Toronto, February 7: The United Kingdom’s weather department has released a comparative study which shows that we are in the midst of the hottest ten years on record since the 1850s.
Along with this data, the Met Office also predicted that sometime in the next five years global temperatures would temporarily go above 1.5 degrees C, the critical threshold for climate change. In the five-year forecast released on Wednesday, the UK’s Met Office highlighted the dangerous possibility of a natural El Niño combining with global warming that would raise global temperatures above 1.5 degrees Celsius.
This future trend is particularly worrying for regions that get hit by extreme weather related to El Niño. This includes the South-west monsoon winds which bring rain to the Indian subcontinent, Australia, South America, south and west Africa.
Since 2014, the world has seen the four hottest years since weather records were kept from 1850. But the Met Office says that from now until 2023, there exists a 90% chance that mean annual temperatures will range between 1.03 degrees C and 1.57 degrees C above pre-industrial levels.
Prof Adam Scaife, head of long term forecasting at the Met Office, told BBC News that "By looking at individual years in that forecast we can now see for the first time, there is a risk of a temporary, and I repeat temporary, excedance of the all-important 1.5C threshold level set out in the Paris climate agreement."

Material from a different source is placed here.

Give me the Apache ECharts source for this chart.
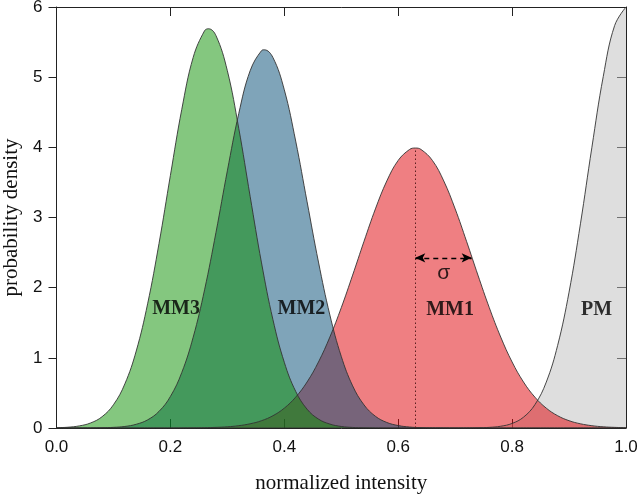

This weather trend prediction comes just 48 hours after a separate study predicted that global warming if left unchecked could cause the Himalayan and Hindu Kush mountain ranges to lose up to two-thirds of their glacial cover. The report also said that even if global warming is contained at 1.5 degrees C above pre-industrial levels, these mountain ranges would still see a loss of one-third of their glacial cover.
Global warming poses a threat to the world but developing countries such as India, Bangladesh are especially vulnerable to its impact as the economies of these countries are still agriculture driven which in turn is heavily dependent on weather patterns.